Little wonder. Anzhi received £12.5m for a centre-half who signed a four-and-a-half-year deal on £100,000 a week, with a clause that stipulated his earnings would not be affected by relegation.

That fate quite inevitably befell the Hoops, who won twice and kept a single clean sheet in Samba’s 10 Premier League appearances, while the Arsenal transfer legend busied himself saying he was ‘fed up with the money tweets’ before imploring supporters to ‘get over it’.

Anzhi kindly gave QPR a full refund five months later. Apropos of nothing, the Russian club was officially dissolved in 2022 due to financial difficulties and now operates on a semi-professional basis in the country’s fifth tier.

Portsmouth – Peter Crouch

Redknapp was in charge of Portsmouth when they made what is still their record signing too. It is deeply unfortunate that fiscal irresponsibility seemed to follow the owner of a Monaco bank account named after his dog and the year of his birth.

Crouch himself later admitted to sensing Pompey might not ultimately be good for the £11m they paid for him –  “it did occur to me how a club of that size could afford a team that good” – but by then he had already left after a solid year on the coast to join Redknapp again at Spurs.

Seven months after Crouch’s sale in a summer that also saw Glen Johnson, Sylvain Distin, Lauren, Sol Campbell and Djimi Traore leave, Portsmouth became the first Premier League club to enter administration.

Blackburn – Andy Cole

The sheer intoxicating brilliance of Cole can be summed up by how he became the most expensive player in the history of four clubs between 1992 and 2002.

He no longer reigns as the record signing at Bristol City, Newcastle or Manchester United.
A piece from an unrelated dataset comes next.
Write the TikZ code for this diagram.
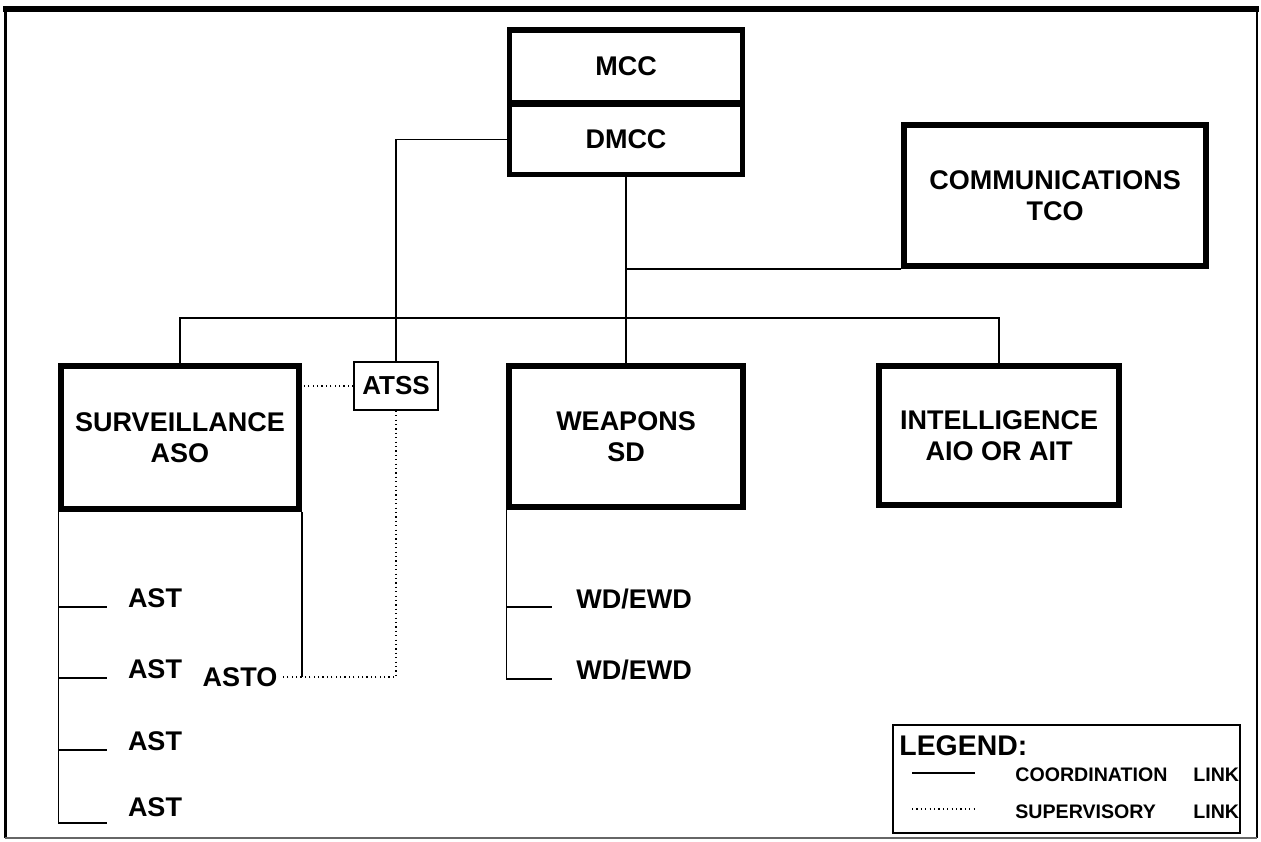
\documentclass[tikz,border=0pt]{standalone}
\usepackage{fontspec}
\setmainfont{Liberation Sans}
\usepackage{tikz}

\tikzset{
  unitbox/.style={draw,line width=2.8pt,inner sep=0pt,align=center,
    font=\bfseries\fontsize{13.5}{15.5}\selectfont},
  smallbox/.style={draw,line width=0.7pt,inner sep=0pt,
    font=\bfseries\fontsize{13}{15}\selectfont},
  posn/.style={inner sep=2pt,font=\bfseries\fontsize{13.5}{15}\selectfont},
  legtxt/.style={inner sep=0pt,font=\bfseries\fontsize{9.8}{11}\selectfont},
  coord/.style={line width=0.7pt},
  super/.style={line width=0.7pt,dash pattern=on 0.6pt off 1.6pt},
}

\begin{document}
\begin{tikzpicture}[x=0.5pt,y=-0.5pt]
  \useasboundingbox (0,0) rectangle (1261,841);
  % page frame
  \draw[line width=3pt] (3,9) -- (1259,9);
  \draw[line width=1.5pt] (5,9) -- (5,838);
  \draw[line width=1pt] (1257,9) -- (1257,838);
  \draw[line width=0.6pt,black!60] (5,838) -- (1257,838);

  % unit boxes
  \node[unitbox,minimum width=116.5pt,minimum height=36.5pt] (mcc) at (626,66.5) {MCC};
  \node[unitbox,minimum width=116.5pt,minimum height=35pt] (dmcc) at (626,139.5) {DMCC};
  \node[unitbox,minimum width=151pt,minimum height=70.5pt] (comm) at (1055,195.5) {COMMUNICATIONS\\TCO};
  \node[unitbox,minimum width=119pt,minimum height=71.5pt] (surv) at (180,437.5) {SURVEILLANCE\\ASO};
  \node[unitbox,minimum width=117pt,minimum height=70.5pt] (weap) at (626,436.5) {WEAPONS\\SD};
  \node[unitbox,minimum width=120pt,minimum height=69.5pt] (intel) at (999,435.5) {INTELLIGENCE\\AIO OR AIT};
  \node[smallbox,minimum width=42pt,minimum height=24pt] (atss) at (396,386) {ATSS};

  % positions
  \node[posn] (ast1) at (155,598) {AST};
  \node[posn] (ast2) at (155,669) {AST};
  \node[posn] (ast3) at (155,741) {AST};
  \node[posn] (ast4) at (155,807) {AST};
  \node[posn] (asto) at (240,677) {ASTO};
  \node[posn] (wd1) at (634,599) {WD/EWD};
  \node[posn] (wd2) at (634,670) {WD/EWD};
  \coordinate (tick1) at (107,607);
  \coordinate (tick2) at (107,678);
  \coordinate (tick3) at (107,750);
  \coordinate (tick4) at (107,823);
  \coordinate (wtick1) at (552,607);
  \coordinate (wtick2) at (552,679);
  \coordinate (bus) at (626,318);

  % coordination links
  \draw[coord] (dmcc.south) -- (weap.north);
  \draw[coord] (dmcc.south |- comm.south) -- (comm.south west);
  \draw[coord] (surv.north) |- (bus) -| (intel.north);
  \draw[coord] (dmcc.west) -| (atss.north);
  \draw[coord] (surv.south west) |- (tick4);
  \foreach \i in {1,2,3}
    \draw[coord] (surv.south west |- tick\i) -- (tick\i);
  \draw[coord] (surv.south east) -- (surv.south east |- asto.east);
  \draw[coord] (weap.south west) |- (wtick2);
  \draw[coord] (weap.south west |- wtick1) -- (wtick1);

  % supervisory links
  \draw[super] (atss.west) -- (surv.east |- atss.west);
  \draw[super] (atss.south) |- (asto.east);

  % legend
  \node[draw,line width=0.6pt,minimum width=173.5pt,minimum height=54pt] (legend) at (1066.5,779) {};
  \node[anchor=west,inner sep=0pt,font=\bfseries\fontsize{14.2}{16}\selectfont] (legtitle) at (899,746) {LEGEND:};
  \node[legtxt,anchor=west] (coordtxt) at (1015,775) {COORDINATION};
  \node[legtxt,anchor=west] (coordlink) at (1193,775) {LINK};
  \node[legtxt,anchor=west] (supertxt) at (1015,812) {SUPERVISORY};
  \node[legtxt,anchor=west] (superlink) at (1193,812) {LINK};
  \draw[coord] (912,773) -- (975,773);
  \draw[super] (912,809) -- (975,809);
\end{tikzpicture}
\end{document}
But the final move in that career-defining decade stands 24 years later as the most expensive Blackburn have ever made.

It was inspired by two factors: the arrivals of Juan Sebastian Veron and Ruud van Nistelrooy restricting his game time at Old Trafford; and a looming World Cup that represented one final opportunity for a 30-year-old Cole to represent England at a major tournament.

Despite scoring 13 goals in 20 games in a blistering first half-season for Rovers, including the winner in the Worthington Cup final, Cole missed out on Sven Goran Eriksson’s squad to go to Japan and South Korea.

Charlton – Jason Euell

As Euell himself once said: “I knew what I was about and knew what I could do. It is the clubs that agreed that price to get me from one to another.”

Charlton had failed with a £5m bid upon Wimbledon’s relegation in 2000, but the Dons could hold no longer after a prolific season in the First Division for the England youth international.

For £4.75m, Charlton secured their all-time top Premier League goalscorer, who struck in famous wins over Arsenal, Chelsea and Liverpool at the height of Alan Curbishley’s availability.

It is still unknown whether Sir Bobby Robson actually wanted to sign Euell instead of Carl Cort.